In 1947 my grandmother, Virginia Stumbough, a writer with a degree in journalism, was living in Evanston, Illinois with her husband and children. She wrote this 15-minute infomercial for the Evanston Council of Social Services for broadcast on June 24: “Y-Teens”, advertising the local Sheman Avenue YWCA’s summer day camp aimed at eighth grade girls looking for something to do and a chance to mix with older girls before entering high school in the Fall. The name of the station isn’t written on the label of this Recordio disc, but Kindly Professor Internet suggests it was WEAW-FM 105.1.

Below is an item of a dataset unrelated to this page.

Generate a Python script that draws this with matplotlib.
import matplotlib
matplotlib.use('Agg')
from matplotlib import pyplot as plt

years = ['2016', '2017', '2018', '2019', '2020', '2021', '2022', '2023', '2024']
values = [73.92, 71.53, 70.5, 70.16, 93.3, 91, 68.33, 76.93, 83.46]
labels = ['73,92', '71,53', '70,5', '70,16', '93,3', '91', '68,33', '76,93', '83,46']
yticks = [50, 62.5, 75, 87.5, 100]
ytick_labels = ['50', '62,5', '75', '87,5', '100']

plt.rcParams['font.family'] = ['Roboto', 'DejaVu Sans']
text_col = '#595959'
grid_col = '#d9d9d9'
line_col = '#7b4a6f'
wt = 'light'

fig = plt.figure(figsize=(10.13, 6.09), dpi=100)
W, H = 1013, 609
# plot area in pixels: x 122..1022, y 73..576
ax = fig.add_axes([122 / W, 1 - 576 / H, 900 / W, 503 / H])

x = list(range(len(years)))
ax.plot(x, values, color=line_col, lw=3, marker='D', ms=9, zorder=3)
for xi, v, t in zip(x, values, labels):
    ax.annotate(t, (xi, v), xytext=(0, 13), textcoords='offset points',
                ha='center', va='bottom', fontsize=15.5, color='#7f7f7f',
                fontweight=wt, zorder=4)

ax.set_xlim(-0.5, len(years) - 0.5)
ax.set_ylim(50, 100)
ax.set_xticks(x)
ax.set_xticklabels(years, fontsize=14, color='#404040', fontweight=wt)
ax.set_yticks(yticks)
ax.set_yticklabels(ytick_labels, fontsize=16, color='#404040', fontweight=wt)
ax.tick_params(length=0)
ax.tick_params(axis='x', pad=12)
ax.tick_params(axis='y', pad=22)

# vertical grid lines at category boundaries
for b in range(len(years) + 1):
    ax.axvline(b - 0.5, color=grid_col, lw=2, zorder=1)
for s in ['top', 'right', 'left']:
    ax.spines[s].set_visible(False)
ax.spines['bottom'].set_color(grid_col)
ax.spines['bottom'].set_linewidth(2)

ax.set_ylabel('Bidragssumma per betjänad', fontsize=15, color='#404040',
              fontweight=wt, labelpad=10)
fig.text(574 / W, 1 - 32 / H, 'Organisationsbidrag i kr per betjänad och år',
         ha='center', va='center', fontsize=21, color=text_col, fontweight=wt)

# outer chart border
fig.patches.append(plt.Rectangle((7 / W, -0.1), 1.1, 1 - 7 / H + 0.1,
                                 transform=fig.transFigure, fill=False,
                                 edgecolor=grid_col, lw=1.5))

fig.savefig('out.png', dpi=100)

Did Mom catch you listening to Perry Como’s “Chi-Baba Chi-Baba” and blurt out the oh-so-inevitable “What’s that racket”? Are you too young to get a driver’s license? Is it still too cold to swim? Never fear! The YWCA’s “Y-Teens” summer program is perfect for the girl with time on her hands this Summer. Tour a candy factory! Tour a harp factory! Eat lunch at Hull House! Shop the Maxwell Street markets! Visit Riverview Park! Do some knitting! And learn to cook fudge without ruining the pan! It’s charming and brutally expositional, presenting a particular challenge for the one of the child actors in this mostly school-age voice cast who slogs through one word-cluster at a time with poignant determination.
NOTE TO WOULD-BE ARCHIVISTS: Records from the DIY era of home recording by definition meet very few of the criteria of professionally-produced discs, such as a generous amount of silent lead-in at the beginning and end of a side. This record has, on either side, no lead-ins whatsoever. There’s the edge of the record, and one nanometer later there’s “Y-Teens”. So that little bit of sound information at the beginning that you usually have no trouble hearing on other records here is hidden so close to the abyss that you’d need superhuman aim to put the needle down at precisely the right time and space. In cases like this, if you have a turntable with reverse drive, one solution is to put the needle down near the beginning, play it in reverse, and let it play until the needle runs off the record; then reverse that audio digitally. If you use this method, BE SURE to carefully hold the height lever in place so that the needle won't land on the slipmat when it runs off the edge of the record. And put another another, bigger record – or a mirror – underneath your record just in case. In completely unrelated news, an Ortofon OM 78 phono cartridge costs about $100. (You bet I screamed. LOUD.)